[Figure scripts]
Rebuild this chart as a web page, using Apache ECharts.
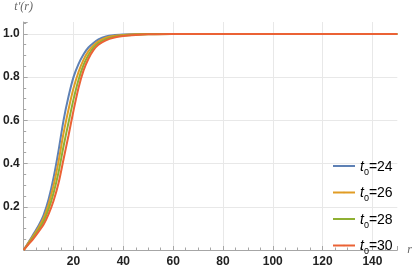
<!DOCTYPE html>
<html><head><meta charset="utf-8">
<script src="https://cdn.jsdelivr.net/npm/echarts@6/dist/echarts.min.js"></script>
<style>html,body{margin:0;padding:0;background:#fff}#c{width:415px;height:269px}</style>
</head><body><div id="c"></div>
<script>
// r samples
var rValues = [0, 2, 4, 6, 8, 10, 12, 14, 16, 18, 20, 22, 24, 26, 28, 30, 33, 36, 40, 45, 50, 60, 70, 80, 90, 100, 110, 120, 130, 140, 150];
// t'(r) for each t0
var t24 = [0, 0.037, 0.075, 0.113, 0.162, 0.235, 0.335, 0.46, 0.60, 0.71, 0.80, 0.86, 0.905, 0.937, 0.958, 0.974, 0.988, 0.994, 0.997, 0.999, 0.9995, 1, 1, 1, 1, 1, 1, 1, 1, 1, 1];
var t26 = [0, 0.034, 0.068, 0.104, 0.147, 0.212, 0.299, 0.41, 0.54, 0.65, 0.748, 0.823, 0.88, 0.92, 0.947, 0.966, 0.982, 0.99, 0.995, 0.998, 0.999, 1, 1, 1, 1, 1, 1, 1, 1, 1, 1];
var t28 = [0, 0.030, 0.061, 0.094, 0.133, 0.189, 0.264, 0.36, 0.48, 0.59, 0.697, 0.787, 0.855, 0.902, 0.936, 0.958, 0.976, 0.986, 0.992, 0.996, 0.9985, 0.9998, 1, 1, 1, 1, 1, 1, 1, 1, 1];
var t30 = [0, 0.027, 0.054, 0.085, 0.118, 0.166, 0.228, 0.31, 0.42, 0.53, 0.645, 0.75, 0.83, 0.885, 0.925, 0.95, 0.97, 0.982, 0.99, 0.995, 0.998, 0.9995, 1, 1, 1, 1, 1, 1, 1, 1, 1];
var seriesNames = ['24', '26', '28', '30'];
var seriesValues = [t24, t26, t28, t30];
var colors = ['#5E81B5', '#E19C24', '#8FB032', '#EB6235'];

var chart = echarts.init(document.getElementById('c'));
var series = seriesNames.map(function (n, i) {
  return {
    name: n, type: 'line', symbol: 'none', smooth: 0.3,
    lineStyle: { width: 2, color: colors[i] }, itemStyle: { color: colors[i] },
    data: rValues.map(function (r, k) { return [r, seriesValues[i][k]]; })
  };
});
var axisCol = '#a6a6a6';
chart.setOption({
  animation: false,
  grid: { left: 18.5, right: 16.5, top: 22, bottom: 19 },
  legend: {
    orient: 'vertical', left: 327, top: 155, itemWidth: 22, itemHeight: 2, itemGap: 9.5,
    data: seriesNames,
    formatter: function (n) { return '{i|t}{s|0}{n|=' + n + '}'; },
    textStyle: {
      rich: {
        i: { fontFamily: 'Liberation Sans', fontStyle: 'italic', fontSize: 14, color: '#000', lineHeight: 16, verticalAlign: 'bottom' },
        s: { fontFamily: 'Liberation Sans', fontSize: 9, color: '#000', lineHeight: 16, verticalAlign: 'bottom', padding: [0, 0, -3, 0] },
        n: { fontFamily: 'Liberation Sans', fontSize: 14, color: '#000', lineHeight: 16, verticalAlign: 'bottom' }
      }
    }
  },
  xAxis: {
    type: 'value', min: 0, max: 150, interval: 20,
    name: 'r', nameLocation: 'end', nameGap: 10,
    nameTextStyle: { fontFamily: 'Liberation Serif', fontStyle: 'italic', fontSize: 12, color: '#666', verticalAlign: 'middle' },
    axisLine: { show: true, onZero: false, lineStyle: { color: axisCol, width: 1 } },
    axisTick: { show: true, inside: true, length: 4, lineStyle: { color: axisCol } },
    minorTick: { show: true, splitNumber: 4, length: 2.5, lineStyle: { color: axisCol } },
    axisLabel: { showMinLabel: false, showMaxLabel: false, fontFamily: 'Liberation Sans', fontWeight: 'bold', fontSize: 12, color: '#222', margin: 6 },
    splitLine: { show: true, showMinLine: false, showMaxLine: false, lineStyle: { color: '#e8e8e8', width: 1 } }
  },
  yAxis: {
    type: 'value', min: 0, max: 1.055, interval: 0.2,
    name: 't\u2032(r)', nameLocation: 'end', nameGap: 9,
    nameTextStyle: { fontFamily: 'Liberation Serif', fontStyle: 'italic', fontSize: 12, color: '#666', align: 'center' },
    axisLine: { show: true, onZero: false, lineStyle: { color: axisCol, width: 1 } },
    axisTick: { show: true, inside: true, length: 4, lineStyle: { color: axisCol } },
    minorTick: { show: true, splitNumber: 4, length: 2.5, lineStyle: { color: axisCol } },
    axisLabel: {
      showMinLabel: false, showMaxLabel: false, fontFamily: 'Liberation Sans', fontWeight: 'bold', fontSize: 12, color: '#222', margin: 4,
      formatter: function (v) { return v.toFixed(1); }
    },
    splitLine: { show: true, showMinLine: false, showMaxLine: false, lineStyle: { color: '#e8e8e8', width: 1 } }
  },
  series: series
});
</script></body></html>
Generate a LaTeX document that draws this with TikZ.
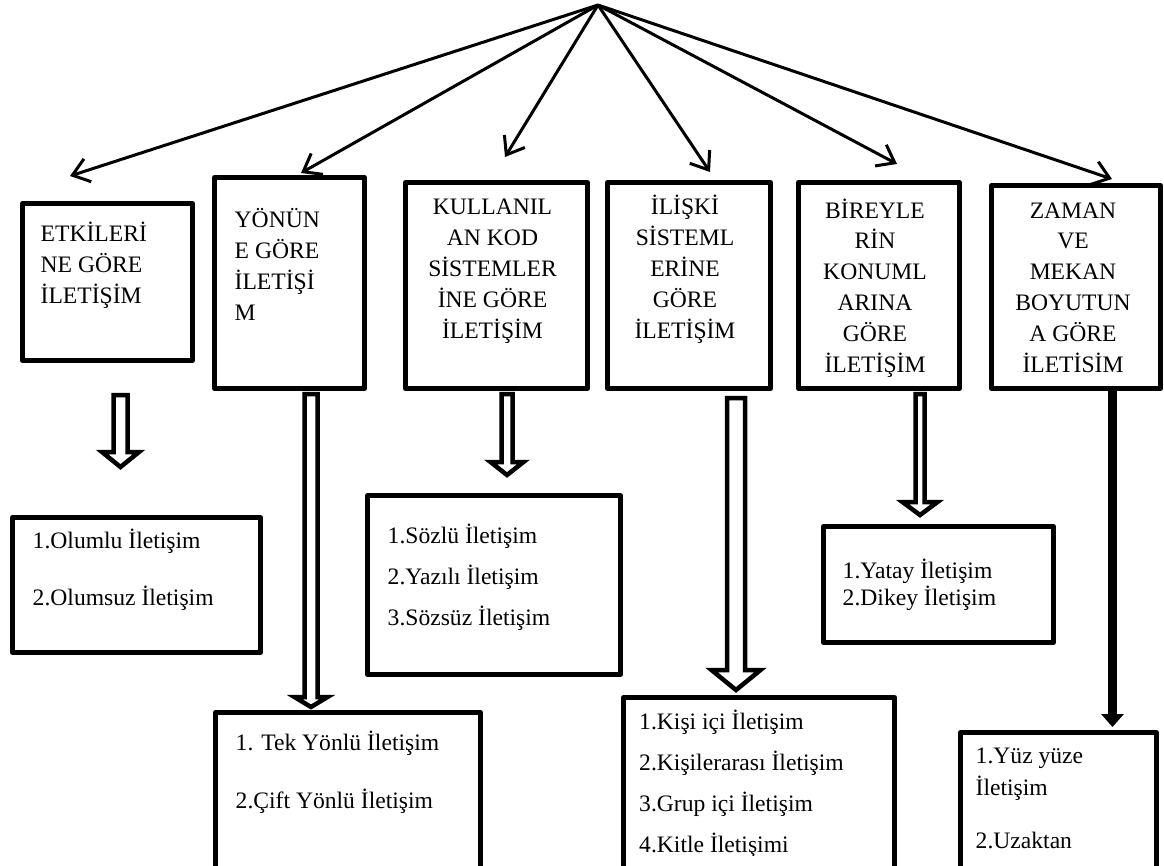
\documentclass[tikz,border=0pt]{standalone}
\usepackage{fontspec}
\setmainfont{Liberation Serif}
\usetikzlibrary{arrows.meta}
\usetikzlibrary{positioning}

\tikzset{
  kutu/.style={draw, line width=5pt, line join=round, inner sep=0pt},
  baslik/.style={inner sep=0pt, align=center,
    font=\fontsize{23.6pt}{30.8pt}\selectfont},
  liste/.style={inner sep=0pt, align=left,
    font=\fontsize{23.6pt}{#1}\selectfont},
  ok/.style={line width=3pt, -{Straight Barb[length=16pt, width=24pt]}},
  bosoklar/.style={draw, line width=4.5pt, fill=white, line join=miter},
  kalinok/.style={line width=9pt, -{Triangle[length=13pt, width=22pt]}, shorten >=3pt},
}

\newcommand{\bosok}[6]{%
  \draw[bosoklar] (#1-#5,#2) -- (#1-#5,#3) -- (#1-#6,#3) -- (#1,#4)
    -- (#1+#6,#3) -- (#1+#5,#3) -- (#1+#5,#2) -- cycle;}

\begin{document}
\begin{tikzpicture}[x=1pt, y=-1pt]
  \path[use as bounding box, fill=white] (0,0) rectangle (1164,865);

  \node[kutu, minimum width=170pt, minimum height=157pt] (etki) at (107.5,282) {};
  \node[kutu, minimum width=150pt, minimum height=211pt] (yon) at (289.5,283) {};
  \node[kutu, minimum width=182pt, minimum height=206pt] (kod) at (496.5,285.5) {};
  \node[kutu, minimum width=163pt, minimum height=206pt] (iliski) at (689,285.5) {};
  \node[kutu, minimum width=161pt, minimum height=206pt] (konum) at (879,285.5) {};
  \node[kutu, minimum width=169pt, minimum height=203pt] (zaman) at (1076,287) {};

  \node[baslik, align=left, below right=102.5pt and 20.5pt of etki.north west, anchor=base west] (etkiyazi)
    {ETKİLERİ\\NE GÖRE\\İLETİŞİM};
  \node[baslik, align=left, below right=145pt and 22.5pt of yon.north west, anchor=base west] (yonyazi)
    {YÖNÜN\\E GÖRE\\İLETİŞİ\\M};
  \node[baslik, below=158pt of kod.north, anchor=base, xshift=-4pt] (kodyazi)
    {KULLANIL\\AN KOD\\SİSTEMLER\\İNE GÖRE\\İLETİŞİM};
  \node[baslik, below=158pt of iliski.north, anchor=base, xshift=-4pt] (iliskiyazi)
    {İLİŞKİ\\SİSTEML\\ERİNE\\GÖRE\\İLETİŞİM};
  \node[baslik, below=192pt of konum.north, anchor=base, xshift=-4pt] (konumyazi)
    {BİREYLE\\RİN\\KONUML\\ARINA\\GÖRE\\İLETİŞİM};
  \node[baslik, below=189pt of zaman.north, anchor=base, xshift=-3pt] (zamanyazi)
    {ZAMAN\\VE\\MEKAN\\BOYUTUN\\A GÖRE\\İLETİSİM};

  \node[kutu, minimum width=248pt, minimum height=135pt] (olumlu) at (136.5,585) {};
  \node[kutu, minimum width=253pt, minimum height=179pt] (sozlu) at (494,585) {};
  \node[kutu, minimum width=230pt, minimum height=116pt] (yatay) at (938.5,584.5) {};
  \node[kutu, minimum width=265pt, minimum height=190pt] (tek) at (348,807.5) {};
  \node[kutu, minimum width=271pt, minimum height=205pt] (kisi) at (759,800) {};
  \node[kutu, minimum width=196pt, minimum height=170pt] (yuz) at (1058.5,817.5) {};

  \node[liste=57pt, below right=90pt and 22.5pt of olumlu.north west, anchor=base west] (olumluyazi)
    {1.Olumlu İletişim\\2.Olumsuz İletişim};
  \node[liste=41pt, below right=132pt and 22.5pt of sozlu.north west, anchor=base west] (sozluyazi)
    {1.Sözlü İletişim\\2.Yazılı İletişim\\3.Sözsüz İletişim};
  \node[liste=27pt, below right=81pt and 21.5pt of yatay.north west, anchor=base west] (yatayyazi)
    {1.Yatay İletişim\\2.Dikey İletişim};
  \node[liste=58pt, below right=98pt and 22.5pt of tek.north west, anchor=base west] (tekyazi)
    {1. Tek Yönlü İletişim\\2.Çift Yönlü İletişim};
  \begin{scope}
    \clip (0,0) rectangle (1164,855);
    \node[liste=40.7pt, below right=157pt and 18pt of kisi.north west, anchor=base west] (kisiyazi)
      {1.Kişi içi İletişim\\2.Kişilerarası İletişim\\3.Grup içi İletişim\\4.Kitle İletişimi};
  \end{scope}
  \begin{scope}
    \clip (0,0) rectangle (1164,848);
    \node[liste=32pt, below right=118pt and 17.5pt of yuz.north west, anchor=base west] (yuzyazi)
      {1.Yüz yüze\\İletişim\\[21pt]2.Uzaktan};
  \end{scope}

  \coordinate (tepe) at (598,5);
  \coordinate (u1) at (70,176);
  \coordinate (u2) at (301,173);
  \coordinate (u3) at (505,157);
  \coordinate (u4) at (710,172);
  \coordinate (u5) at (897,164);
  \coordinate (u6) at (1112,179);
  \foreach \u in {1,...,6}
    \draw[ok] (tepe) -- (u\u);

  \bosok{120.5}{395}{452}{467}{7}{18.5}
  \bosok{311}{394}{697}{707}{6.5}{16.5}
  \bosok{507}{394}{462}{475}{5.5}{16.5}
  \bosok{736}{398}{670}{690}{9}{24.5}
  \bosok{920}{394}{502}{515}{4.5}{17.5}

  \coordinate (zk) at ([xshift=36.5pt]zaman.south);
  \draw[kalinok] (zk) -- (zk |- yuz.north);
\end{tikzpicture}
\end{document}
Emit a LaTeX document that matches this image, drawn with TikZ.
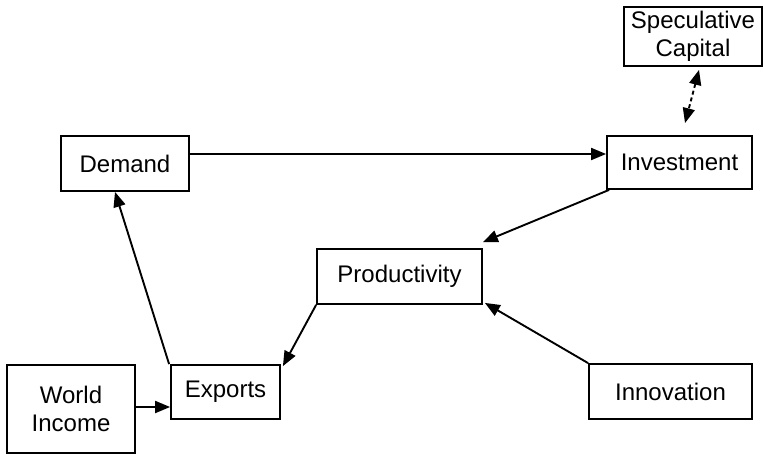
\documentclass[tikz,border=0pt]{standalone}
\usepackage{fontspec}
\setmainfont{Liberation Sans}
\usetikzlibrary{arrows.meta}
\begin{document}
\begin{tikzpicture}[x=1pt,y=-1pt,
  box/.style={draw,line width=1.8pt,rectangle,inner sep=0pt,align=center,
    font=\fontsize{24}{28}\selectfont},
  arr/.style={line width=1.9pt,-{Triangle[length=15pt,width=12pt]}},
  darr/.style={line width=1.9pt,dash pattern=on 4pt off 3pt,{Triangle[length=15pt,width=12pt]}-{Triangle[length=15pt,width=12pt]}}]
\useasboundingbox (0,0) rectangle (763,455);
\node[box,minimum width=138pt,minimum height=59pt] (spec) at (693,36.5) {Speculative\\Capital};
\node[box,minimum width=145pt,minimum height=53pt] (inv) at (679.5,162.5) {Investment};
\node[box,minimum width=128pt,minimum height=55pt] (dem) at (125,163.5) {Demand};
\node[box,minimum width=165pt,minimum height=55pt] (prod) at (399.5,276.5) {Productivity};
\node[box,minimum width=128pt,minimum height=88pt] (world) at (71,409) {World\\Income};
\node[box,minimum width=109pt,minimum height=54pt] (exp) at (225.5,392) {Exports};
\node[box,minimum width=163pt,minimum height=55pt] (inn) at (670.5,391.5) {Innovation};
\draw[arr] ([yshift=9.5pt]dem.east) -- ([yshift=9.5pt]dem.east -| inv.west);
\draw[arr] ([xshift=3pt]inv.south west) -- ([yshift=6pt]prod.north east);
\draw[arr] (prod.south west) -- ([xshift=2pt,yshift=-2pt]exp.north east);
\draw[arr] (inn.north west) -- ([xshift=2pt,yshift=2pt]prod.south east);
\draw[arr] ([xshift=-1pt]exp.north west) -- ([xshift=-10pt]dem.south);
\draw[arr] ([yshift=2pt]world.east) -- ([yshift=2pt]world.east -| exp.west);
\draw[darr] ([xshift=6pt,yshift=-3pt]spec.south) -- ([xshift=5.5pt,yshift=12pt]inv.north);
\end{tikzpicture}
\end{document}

WHAT IS REQUIRED
In the listing above, find the line containing "Generate a LaTeX" and the line containing "minimum width=169pt, minimum", then return both of them and every line between, exactly, without pictures.

THE COMPLETED TASK
Generate a LaTeX document that draws this with TikZ.
\documentclass[tikz,border=0pt]{standalone}
\usepackage{fontspec}
\setmainfont{Liberation Serif}
\usetikzlibrary{arrows.meta}
\usetikzlibrary{positioning}

\tikzset{
  kutu/.style={draw, line width=5pt, line join=round, inner sep=0pt},
  baslik/.style={inner sep=0pt, align=center,
    font=\fontsize{23.6pt}{30.8pt}\selectfont},
  liste/.style={inner sep=0pt, align=left,
    font=\fontsize{23.6pt}{#1}\selectfont},
  ok/.style={line width=3pt, -{Straight Barb[length=16pt, width=24pt]}},
  bosoklar/.style={draw, line width=4.5pt, fill=white, line join=miter},
  kalinok/.style={line width=9pt, -{Triangle[length=13pt, width=22pt]}, shorten >=3pt},
}

\newcommand{\bosok}[6]{%
  \draw[bosoklar] (#1-#5,#2) -- (#1-#5,#3) -- (#1-#6,#3) -- (#1,#4)
    -- (#1+#6,#3) -- (#1+#5,#3) -- (#1+#5,#2) -- cycle;}

\begin{document}
\begin{tikzpicture}[x=1pt, y=-1pt]
  \path[use as bounding box, fill=white] (0,0) rectangle (1164,865);

  \node[kutu, minimum width=170pt, minimum height=157pt] (etki) at (107.5,282) {};
  \node[kutu, minimum width=150pt, minimum height=211pt] (yon) at (289.5,283) {};
  \node[kutu, minimum width=182pt, minimum height=206pt] (kod) at (496.5,285.5) {};
  \node[kutu, minimum width=163pt, minimum height=206pt] (iliski) at (689,285.5) {};
  \node[kutu, minimum width=161pt, minimum height=206pt] (konum) at (879,285.5) {};
  \node[kutu, minimum width=169pt, minimum height=203pt] (zaman) at (1076,287) {};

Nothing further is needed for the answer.